Allina is one of 32 pioneering Accountable Care Organizations in the nation. Its leadership understands the importance of the Institute’s work in delivering higher value care. Proof came last spring, when the Penny George Institute for Health and Healing was designated as a Clinical Service Line, with responsibilities across the Allina Health system. It is both a horizontal service line, in that it has been asked to integrate the care models of the other service lines, as I mentioned, starting at Abbott. And vertical, because it serves people directly, across the continuum of care. It is also responsible for innovation in the areas of prevention and wellness and for improving population health in 13 outstate communities in Minnesota through the Healthy Communities Partnership.

Here’s what I have learned through my journey with cancer and through the work of the George Family Foundation and the Bravewell Collaborative. Our goal as leaders in the health arena is to bring about flourishing of the people whose lives we touch. I love the Buddhist notion of flourishing. In our context, it means not just curing people of disease, but also partnering with them to achieve fullness of health in mind, body and spirit.

I believe the clinical care of the future will be team based. Not just because it is all we can afford, but because it is better suited to address the diverse and changing needs of the people to be cared for. Nutritionists. Mind-body therapists. Chinese medicine practioners. The exercise physiologists who know how to help us move our bodies. Behavioral health specialists, psychologists, and health coaches who help us do the hard work of personal change. They actually have more to offer than physicians do, if health is our goal. These health professionals, and the physicians of the future, will be taught to work together collaboratively and to operate comfortably in teams. In time, we will succeed in weaning people from the expectation of a doctor visit and the semi-totemic prescription at the appointment’s end.
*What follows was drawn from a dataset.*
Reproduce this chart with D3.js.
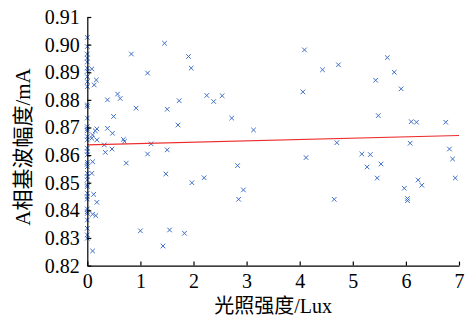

We are in the midst of a great collective consciousness shift. As I said, integrative medicine is not about modalities. That is the part Western medicine focuses on, because interventions are what modern medicine does. But if we simply substitute supplements and herbs for pharmaceuticals and medical devices – or heaven forbid we market a new pill to make it unnecessary to move our bodies, or we find a drug to cure obesity - we will still be operating out of the same old “Fix me, Doctor” consciousness. As Albert Einstein said, “We cannot solve our problems with the same thinking that we used when we created them”.

Bravewell will sunset next year. It has done what it set out to do. But Bill and I are not leaving the field. There is still a lot of work to do. The remarkable partnership between Emory and Georgia Tech is one of the most promising ventures in this new world we are moving toward. We are eager to help it fulfill its potential.
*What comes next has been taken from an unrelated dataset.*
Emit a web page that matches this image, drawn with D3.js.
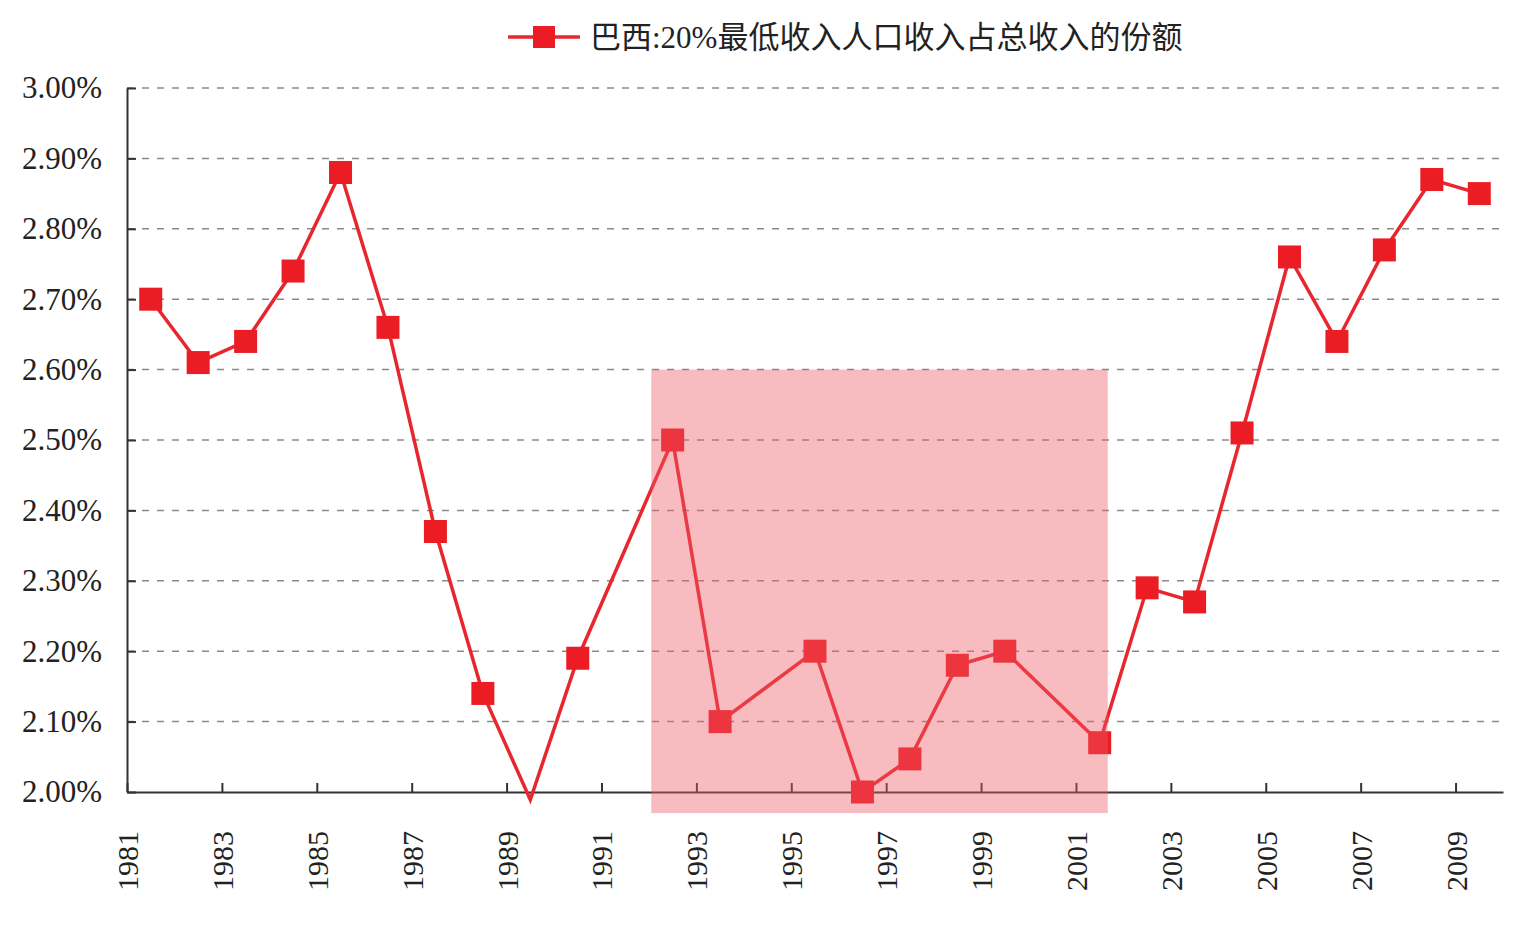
<!DOCTYPE html>
<html>
<head>
<meta charset="utf-8">
<script src="https://cdn.jsdelivr.net/npm/d3@7"></script>
<style>
body { margin: 0; background: #fff; }
text { font-family: "Liberation Serif", "Noto Sans CJK SC", serif; fill: #222; }
</style>
</head>
<body>
<div id="chart-area"></div>
<script>
// data
var seriesName = "巴西:20%最低收入人口收入占总收入的份额";
var years = d3.range(1981, 2010);
var shares = [2.70, 2.61, 2.64, 2.74, 2.88, 2.66, 2.37, 2.14, 1.989, 2.19,
    null, 2.50, 2.10, null, 2.20, 2.00, 2.047, 2.18, 2.20, null,
    2.07, 2.29, 2.27, 2.51, 2.76, 2.64, 2.77, 2.87, 2.85];
var noMarkerYears = [1989];
var yTicks = [2.0, 2.1, 2.2, 2.3, 2.4, 2.5, 2.6, 2.7, 2.8, 2.9, 3.0];
var xTicks = [1981, 1983, 1985, 1987, 1989, 1991, 1993, 1995, 1997, 1999, 2001, 2003, 2005, 2007, 2009];
var shadeYears = [1992.05, 2001.67];
var shadeShares = [2.60, 1.97];

var data = years.map((d, i) => ({year: d, value: shares[i]}))
    .filter((d) => d.value !== null);

var margin = {left: 127, right: 20, top: 88, bottom: 136};
var width = 1523 - margin.left - margin.right;
var height = 928 - margin.top - margin.bottom;
var red = "#ec1c24";

var svg = d3.select("#chart-area").append("svg")
    .attr("width", 1523)
    .attr("height", 928);
var g = svg.append("g")
    .attr("transform", "translate(" + margin.left + ", " + margin.top + ")");

var x = d3.scaleLinear()
    .domain([1981, 2010])
    .range([0, width]);
var y = d3.scaleLinear()
    .domain([2.0, 3.0])
    .range([height, 0]);

// grid lines
g.selectAll(".grid")
    .data(yTicks.filter((d) => d > 2.0))
    .enter().append("line")
    .attr("class", "grid")
    .attr("x1", 0)
    .attr("x2", x(2010) - 2)
    .attr("y1", (d) => y(d))
    .attr("y2", (d) => y(d))
    .attr("stroke", "#8a8a8a")
    .attr("stroke-width", 1.5)
    .attr("stroke-dasharray", "7,8");

// axes
var yAxis = d3.axisLeft(y)
    .tickValues(yTicks)
    .tickFormat((d) => d.toFixed(2) + "%")
    .tickSizeInner(-9)
    .tickSizeOuter(0)
    .tickPadding(25);
var yg = g.append("g")
    .attr("class", "y-axis")
    .call(yAxis);
yg.selectAll("text").attr("font-size", "31px");

var xAxis = d3.axisBottom(x)
    .tickValues(xTicks)
    .tickFormat(d3.format("d"))
    .tickSizeInner(-9)
    .tickSizeOuter(0);
var xg = g.append("g")
    .attr("class", "x-axis")
    .attr("transform", "translate(0, " + height + ")")
    .call(xAxis);
xg.selectAll("text")
    .attr("font-size", "30px")
    .attr("transform", "rotate(-90)")
    .attr("x", -39)
    .attr("y", 0)
    .attr("dy", "0.35em")
    .attr("text-anchor", "end");

svg.selectAll(".domain, .tick line")
    .attr("stroke", "#333")
    .attr("stroke-width", 2);

// series line
var line = d3.line()
    .x((d) => x(d.year + 0.5))
    .y((d) => y(d.value));
g.append("path")
    .datum(data)
    .attr("fill", "none")
    .attr("stroke", "#e8262d")
    .attr("stroke-width", 3.5)
    .attr("d", line);

var size = 23;
g.selectAll(".marker")
    .data(data.filter((d) => noMarkerYears.indexOf(d.year) < 0))
    .enter().append("rect")
    .attr("class", "marker")
    .attr("x", (d) => x(d.year + 0.5) - size / 2)
    .attr("y", (d) => y(d.value) - size / 2)
    .attr("width", size)
    .attr("height", size)
    .attr("fill", red);

// shaded period
g.append("rect")
    .attr("x", x(shadeYears[0]))
    .attr("y", y(shadeShares[0]))
    .attr("width", x(shadeYears[1]) - x(shadeYears[0]))
    .attr("height", y(shadeShares[1]) - y(shadeShares[0]))
    .attr("fill", "#ee5b65")
    .attr("fill-opacity", 0.41);

// legend
var legend = svg.append("g")
    .attr("transform", "translate(508, 37)");
legend.append("line")
    .attr("x1", 0)
    .attr("x2", 72)
    .attr("stroke", "#e8262d")
    .attr("stroke-width", 3.5);
legend.append("rect")
    .attr("x", 36 - 11)
    .attr("y", -11)
    .attr("width", 22)
    .attr("height", 22)
    .attr("fill", red);
legend.append("text")
    .attr("x", 82)
    .attr("y", 0)
    .attr("dy", "0.35em")
    .attr("font-size", "31px")
    .text(seriesName);
</script>
</body>
</html>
Now, let me ask you again to imagine... that you have developed a personalized plan for optimum health. A plan that will help you avoid or significantly delay the cancer and heart disease that runs in your family... that you know what kind of food is best for you. What kind of movement too. You have a regular mind-body practice that works for you that includes mindful eating. You have a sense of purpose and meaning in your life that you are part of at least one community in which you experience love and acceptance. You not only have health, but also a deep sense of wellbeing.

Imagine... you are no longer overweight. Your joints don’t hurt anymore. You feel joy and a sense of equanimity in your daily life.

Imagine... that you have a wellness team to turn to when you need it. A physician is part of the team, but not the primary person you see. If you have a chronic illness, you have science based options for ways to live fully. You feel empowered to make the right choice for your own situation.

Finally, I ask you to imagine... that you are in a position to make this vision a reality. In your lifetime. To make America healthy again. Because I believe that by virtue of your being in this room, you are. I hope you will think about what your unique contribution might be.

Thank you for being here, thank you for listening to my message.